### Exercise instructions
Quote only the lines from the top of the listing below down to and including the line with "x = np.arange(len(years))".

### Records from a dataset
[Begin]

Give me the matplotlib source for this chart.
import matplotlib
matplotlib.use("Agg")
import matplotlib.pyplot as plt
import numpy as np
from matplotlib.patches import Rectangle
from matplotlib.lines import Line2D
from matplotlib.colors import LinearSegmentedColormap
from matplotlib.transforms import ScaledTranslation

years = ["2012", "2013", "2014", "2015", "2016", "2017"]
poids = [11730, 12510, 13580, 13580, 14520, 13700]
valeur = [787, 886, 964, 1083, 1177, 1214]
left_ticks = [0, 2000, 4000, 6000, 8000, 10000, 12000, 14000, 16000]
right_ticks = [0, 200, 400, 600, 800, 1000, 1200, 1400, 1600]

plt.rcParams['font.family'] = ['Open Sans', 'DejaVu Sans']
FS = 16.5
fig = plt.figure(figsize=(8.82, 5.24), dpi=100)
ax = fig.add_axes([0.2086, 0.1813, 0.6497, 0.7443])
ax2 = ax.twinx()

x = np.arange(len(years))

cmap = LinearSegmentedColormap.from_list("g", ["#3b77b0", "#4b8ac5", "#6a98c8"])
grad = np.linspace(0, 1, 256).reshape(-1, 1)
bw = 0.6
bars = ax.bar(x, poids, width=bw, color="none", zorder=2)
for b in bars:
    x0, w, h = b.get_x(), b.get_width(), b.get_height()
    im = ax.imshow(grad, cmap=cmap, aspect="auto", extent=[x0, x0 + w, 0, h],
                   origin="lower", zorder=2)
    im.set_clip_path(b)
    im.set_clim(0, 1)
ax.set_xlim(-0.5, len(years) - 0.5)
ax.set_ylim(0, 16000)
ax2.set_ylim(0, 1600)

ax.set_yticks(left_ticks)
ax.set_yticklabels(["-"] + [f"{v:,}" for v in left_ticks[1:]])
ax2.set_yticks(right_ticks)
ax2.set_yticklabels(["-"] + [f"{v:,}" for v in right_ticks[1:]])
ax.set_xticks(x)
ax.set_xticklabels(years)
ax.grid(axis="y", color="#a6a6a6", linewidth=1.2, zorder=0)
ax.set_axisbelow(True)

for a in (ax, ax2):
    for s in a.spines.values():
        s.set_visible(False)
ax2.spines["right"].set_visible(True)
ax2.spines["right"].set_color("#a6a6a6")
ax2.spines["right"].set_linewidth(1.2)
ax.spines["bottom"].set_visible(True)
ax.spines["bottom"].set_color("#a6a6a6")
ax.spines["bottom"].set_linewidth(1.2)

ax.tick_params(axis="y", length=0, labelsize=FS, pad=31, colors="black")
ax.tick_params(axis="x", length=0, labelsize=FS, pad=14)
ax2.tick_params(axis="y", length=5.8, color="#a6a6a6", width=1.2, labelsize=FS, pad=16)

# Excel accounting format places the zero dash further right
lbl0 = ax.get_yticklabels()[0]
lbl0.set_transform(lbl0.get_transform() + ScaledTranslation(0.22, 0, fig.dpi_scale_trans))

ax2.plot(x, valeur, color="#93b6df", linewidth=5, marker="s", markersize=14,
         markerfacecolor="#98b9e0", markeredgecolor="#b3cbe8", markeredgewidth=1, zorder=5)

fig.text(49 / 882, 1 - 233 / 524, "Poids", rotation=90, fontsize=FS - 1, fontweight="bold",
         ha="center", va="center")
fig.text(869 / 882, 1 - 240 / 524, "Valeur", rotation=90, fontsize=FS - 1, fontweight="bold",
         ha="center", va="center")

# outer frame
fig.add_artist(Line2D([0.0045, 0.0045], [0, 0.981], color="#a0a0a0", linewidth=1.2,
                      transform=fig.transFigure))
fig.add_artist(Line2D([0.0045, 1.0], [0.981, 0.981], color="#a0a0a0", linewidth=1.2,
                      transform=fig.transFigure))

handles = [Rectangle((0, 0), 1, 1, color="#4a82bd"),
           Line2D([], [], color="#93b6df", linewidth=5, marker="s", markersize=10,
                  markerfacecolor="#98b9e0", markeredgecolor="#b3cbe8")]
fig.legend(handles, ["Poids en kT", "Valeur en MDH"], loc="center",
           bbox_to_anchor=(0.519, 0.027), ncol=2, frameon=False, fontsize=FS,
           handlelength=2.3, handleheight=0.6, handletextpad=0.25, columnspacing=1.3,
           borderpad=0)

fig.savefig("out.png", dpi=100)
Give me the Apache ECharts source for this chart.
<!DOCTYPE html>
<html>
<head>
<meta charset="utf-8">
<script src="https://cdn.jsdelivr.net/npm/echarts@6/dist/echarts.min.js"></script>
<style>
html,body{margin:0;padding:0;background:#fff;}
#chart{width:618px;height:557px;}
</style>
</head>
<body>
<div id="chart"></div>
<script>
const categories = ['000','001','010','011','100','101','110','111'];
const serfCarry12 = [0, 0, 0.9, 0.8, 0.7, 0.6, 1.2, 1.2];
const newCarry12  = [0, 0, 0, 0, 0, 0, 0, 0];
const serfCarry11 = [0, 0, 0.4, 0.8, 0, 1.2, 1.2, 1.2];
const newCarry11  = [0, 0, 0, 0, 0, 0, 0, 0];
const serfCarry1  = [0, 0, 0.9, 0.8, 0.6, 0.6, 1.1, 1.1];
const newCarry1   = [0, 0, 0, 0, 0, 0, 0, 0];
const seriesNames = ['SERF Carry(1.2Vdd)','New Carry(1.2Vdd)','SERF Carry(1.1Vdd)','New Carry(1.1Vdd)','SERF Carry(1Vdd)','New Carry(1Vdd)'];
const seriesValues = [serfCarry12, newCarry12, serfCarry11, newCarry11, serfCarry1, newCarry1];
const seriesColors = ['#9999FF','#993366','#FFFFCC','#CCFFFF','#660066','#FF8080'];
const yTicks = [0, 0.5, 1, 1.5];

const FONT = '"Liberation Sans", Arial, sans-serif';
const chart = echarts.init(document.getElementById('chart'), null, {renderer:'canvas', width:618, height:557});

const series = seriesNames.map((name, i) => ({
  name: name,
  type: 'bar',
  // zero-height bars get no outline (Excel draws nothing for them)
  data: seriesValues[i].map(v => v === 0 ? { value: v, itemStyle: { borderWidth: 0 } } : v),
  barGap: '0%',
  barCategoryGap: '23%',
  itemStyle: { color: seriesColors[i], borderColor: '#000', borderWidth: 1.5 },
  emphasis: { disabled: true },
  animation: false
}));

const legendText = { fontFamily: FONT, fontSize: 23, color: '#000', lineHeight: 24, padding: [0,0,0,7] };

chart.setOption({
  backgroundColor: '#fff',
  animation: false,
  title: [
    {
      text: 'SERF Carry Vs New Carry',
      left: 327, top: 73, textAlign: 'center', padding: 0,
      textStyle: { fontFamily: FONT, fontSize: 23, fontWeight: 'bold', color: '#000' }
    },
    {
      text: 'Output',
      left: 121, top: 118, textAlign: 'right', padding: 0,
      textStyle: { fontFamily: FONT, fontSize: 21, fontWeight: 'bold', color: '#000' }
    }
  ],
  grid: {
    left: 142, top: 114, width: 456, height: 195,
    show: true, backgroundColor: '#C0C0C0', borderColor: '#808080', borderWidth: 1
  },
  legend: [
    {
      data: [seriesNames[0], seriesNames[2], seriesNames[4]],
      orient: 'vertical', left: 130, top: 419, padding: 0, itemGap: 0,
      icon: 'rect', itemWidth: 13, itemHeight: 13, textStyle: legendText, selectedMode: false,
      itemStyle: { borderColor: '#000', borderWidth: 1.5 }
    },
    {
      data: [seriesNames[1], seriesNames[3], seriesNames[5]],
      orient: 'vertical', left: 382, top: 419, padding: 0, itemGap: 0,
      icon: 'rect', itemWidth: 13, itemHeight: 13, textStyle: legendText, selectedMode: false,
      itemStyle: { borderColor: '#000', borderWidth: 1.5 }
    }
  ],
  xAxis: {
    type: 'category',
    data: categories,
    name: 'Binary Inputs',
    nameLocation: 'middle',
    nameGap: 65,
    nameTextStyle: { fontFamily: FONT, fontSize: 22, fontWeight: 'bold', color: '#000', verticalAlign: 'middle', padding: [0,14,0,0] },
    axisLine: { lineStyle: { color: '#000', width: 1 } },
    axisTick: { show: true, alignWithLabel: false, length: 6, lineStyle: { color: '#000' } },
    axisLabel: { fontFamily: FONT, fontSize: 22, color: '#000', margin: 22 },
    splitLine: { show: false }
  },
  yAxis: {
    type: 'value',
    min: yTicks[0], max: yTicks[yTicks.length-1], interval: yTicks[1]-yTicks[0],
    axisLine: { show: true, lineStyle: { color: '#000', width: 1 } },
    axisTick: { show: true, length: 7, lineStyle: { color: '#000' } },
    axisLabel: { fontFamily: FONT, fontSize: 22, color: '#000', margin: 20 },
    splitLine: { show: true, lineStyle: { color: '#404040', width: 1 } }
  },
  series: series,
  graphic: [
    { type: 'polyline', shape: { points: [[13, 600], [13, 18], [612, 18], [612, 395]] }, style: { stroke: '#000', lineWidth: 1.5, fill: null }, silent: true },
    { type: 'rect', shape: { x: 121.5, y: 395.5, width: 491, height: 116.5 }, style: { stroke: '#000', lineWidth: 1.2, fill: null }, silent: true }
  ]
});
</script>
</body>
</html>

[End]

### Written reply
Give me the matplotlib source for this chart.
import matplotlib
matplotlib.use("Agg")
import matplotlib.pyplot as plt
import numpy as np
from matplotlib.patches import Rectangle
from matplotlib.lines import Line2D
from matplotlib.colors import LinearSegmentedColormap
from matplotlib.transforms import ScaledTranslation

years = ["2012", "2013", "2014", "2015", "2016", "2017"]
poids = [11730, 12510, 13580, 13580, 14520, 13700]
valeur = [787, 886, 964, 1083, 1177, 1214]
left_ticks = [0, 2000, 4000, 6000, 8000, 10000, 12000, 14000, 16000]
right_ticks = [0, 200, 400, 600, 800, 1000, 1200, 1400, 1600]

plt.rcParams['font.family'] = ['Open Sans', 'DejaVu Sans']
FS = 16.5
fig = plt.figure(figsize=(8.82, 5.24), dpi=100)
ax = fig.add_axes([0.2086, 0.1813, 0.6497, 0.7443])
ax2 = ax.twinx()

x = np.arange(len(years))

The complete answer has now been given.